DATA TO USE.
____________

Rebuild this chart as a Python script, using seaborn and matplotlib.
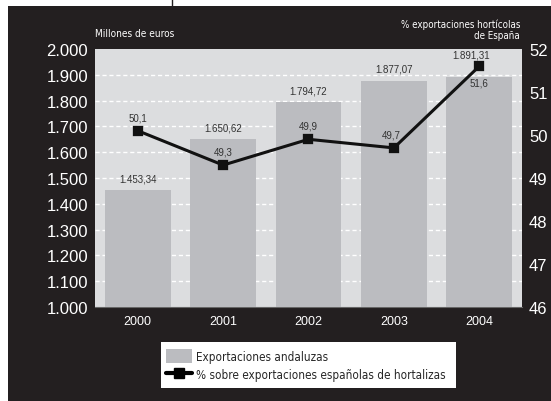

____________

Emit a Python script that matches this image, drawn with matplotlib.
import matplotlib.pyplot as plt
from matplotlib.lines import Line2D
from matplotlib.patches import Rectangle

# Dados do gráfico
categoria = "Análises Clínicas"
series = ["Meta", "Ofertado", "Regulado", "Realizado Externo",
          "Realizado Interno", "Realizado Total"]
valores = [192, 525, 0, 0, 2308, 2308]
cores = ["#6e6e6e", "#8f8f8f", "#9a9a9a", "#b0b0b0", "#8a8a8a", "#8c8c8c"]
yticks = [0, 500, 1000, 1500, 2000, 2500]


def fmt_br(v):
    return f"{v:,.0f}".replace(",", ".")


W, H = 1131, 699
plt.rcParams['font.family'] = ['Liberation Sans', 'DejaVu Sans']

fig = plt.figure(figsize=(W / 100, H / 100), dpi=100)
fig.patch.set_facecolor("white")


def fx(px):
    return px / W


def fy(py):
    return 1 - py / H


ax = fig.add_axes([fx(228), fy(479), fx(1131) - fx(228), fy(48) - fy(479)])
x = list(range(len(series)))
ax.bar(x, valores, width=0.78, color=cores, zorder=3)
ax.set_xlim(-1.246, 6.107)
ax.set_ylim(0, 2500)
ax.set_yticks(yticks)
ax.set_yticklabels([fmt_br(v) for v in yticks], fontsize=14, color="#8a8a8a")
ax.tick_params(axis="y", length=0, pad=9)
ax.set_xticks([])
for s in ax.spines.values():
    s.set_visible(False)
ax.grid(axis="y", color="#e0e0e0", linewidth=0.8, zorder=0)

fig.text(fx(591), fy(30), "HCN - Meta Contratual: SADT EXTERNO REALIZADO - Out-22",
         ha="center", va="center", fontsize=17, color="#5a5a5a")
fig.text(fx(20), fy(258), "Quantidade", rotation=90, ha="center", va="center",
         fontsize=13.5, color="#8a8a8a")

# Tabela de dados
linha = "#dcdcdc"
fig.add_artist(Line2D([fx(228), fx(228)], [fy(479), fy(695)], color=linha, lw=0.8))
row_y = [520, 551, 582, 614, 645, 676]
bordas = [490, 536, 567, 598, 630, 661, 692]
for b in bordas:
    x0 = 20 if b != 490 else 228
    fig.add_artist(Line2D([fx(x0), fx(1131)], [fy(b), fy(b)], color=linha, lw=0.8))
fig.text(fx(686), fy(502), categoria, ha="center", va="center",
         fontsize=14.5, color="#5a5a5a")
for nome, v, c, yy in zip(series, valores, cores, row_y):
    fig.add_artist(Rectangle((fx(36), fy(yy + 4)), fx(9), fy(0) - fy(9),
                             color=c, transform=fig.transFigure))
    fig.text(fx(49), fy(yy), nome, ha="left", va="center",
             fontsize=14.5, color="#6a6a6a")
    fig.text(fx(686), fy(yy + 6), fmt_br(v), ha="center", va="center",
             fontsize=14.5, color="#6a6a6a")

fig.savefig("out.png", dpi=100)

____________

AIM OF THE EXERCISE.
Return only the part of the records above that opens with the line containing "Emit a Python" and closes with the line containing "return 1 - py / H", ends included.

EXERCISE SOLUTION.
Emit a Python script that matches this image, drawn with matplotlib.
import matplotlib.pyplot as plt
from matplotlib.lines import Line2D
from matplotlib.patches import Rectangle

# Dados do gráfico
categoria = "Análises Clínicas"
series = ["Meta", "Ofertado", "Regulado", "Realizado Externo",
          "Realizado Interno", "Realizado Total"]
valores = [192, 525, 0, 0, 2308, 2308]
cores = ["#6e6e6e", "#8f8f8f", "#9a9a9a", "#b0b0b0", "#8a8a8a", "#8c8c8c"]
yticks = [0, 500, 1000, 1500, 2000, 2500]


def fmt_br(v):
    return f"{v:,.0f}".replace(",", ".")


W, H = 1131, 699
plt.rcParams['font.family'] = ['Liberation Sans', 'DejaVu Sans']

fig = plt.figure(figsize=(W / 100, H / 100), dpi=100)
fig.patch.set_facecolor("white")


def fx(px):
    return px / W


def fy(py):
    return 1 - py / H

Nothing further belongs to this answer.